Give back only the lines from the one that contains "Clone this chart in seaborn and matplotlib." through the one that contains "from matplotlib.patches import", word for word and without images.

== Supplied entries

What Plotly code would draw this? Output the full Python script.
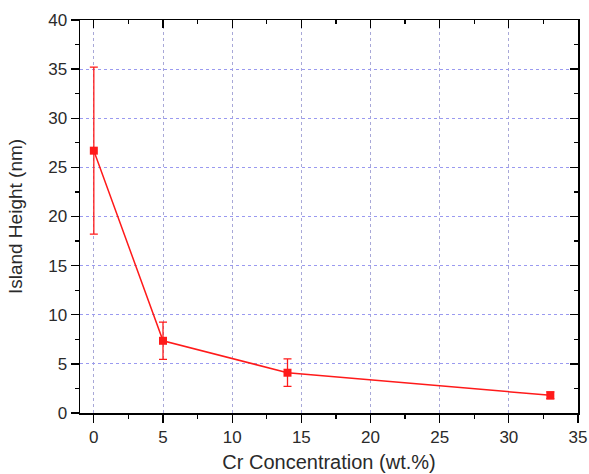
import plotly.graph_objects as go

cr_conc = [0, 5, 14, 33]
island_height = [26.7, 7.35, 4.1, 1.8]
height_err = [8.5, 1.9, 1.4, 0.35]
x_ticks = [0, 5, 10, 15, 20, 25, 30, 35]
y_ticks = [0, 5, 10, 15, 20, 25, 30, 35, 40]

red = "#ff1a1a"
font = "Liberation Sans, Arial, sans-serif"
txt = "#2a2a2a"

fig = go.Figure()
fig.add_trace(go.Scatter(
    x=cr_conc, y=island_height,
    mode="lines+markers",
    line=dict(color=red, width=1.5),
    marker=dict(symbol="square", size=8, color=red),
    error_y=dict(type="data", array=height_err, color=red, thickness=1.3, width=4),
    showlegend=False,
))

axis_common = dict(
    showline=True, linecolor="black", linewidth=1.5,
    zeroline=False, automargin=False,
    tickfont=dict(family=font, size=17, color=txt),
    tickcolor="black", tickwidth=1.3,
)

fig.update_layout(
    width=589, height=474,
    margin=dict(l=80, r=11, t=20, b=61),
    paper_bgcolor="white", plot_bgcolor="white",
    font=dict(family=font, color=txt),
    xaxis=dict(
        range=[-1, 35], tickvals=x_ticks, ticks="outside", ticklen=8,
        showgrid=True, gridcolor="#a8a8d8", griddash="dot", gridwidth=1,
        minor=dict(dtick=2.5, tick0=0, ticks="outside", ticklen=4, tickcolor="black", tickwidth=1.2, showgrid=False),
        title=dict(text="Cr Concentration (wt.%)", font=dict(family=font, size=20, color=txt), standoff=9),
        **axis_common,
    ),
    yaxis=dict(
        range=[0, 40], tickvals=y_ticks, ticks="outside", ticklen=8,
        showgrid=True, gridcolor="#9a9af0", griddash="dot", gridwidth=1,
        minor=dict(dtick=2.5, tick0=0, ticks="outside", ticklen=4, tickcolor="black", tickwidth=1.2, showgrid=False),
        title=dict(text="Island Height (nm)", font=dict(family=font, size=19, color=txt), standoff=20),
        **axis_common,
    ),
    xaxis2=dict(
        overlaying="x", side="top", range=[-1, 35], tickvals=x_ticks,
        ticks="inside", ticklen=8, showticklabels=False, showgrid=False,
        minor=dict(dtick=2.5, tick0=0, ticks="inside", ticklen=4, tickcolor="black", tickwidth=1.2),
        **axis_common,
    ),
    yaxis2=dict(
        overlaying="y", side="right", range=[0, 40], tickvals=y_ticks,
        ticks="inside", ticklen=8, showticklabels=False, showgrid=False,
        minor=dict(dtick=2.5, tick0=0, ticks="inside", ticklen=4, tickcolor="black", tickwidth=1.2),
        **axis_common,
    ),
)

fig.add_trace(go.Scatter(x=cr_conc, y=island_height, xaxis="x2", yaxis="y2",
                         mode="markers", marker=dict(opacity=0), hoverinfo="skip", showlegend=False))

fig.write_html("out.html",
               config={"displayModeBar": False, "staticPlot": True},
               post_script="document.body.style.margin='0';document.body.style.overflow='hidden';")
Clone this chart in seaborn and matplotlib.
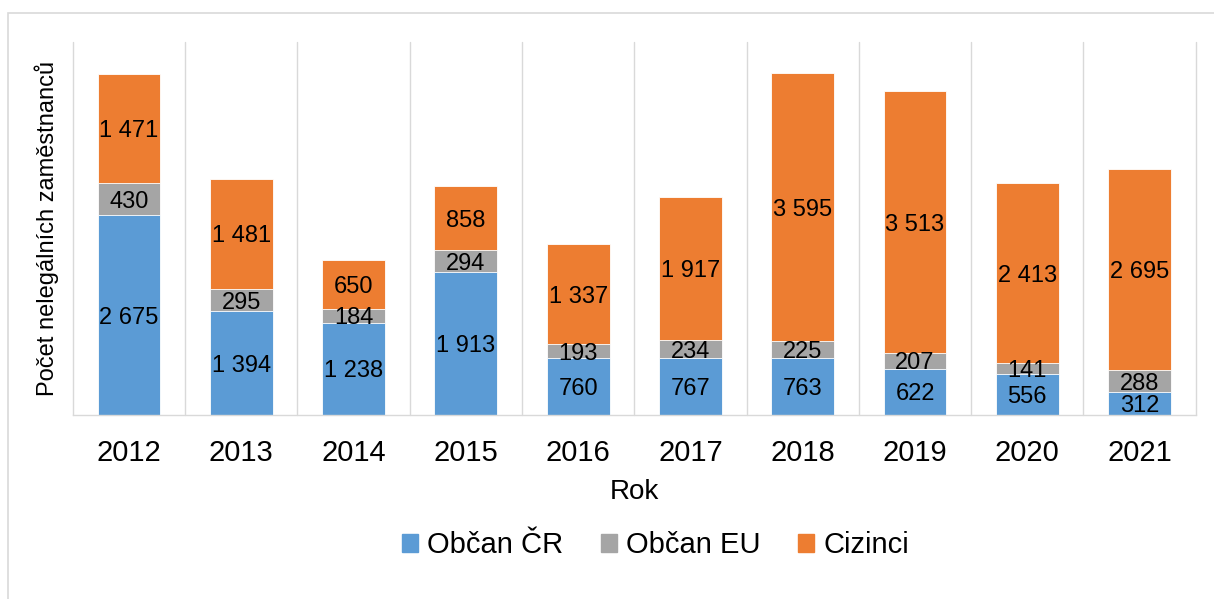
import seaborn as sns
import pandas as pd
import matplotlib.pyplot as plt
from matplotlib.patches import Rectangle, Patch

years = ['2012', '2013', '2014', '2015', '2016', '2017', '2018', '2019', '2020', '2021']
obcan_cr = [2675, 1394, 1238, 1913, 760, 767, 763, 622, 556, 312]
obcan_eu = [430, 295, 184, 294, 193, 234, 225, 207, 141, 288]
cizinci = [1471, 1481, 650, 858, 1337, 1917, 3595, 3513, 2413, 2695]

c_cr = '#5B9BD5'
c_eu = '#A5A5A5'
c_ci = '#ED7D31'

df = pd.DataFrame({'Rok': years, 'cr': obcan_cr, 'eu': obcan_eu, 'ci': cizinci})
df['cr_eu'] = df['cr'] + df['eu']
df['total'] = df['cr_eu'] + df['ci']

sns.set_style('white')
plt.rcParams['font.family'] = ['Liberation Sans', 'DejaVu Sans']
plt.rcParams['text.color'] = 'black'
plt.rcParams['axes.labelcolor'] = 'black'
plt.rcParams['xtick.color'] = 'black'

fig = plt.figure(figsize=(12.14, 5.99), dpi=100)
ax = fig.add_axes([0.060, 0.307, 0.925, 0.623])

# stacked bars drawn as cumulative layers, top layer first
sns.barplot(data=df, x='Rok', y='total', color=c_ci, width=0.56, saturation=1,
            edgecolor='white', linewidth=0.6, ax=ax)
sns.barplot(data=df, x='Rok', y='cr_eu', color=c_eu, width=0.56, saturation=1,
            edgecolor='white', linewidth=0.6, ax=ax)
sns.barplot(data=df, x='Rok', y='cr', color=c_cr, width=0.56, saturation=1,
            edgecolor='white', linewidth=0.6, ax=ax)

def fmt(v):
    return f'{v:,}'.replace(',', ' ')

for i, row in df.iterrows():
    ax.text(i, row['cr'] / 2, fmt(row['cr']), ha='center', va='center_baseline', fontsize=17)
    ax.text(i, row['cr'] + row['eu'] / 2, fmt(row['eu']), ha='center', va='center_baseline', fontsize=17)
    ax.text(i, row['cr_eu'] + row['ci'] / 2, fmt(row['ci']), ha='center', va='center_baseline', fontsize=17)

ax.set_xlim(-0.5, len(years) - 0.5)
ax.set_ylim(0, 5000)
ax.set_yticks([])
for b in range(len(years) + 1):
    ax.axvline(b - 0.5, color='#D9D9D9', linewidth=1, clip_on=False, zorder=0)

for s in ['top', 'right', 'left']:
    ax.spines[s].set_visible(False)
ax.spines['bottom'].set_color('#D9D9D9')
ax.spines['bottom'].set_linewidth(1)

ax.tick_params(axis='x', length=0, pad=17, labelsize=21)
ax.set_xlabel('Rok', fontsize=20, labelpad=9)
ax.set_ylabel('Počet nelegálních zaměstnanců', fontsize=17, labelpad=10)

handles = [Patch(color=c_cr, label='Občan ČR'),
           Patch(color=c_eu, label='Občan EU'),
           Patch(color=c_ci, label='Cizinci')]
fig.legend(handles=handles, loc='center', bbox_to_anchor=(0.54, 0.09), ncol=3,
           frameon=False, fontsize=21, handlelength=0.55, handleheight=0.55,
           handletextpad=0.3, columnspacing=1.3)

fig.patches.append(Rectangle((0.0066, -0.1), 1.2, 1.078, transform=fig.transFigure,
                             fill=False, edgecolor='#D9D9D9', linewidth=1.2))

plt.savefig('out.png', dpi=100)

====

Worked solution ▸
Clone this chart in seaborn and matplotlib.
import seaborn as sns
import pandas as pd
import matplotlib.pyplot as plt
from matplotlib.patches import Rectangle, Patch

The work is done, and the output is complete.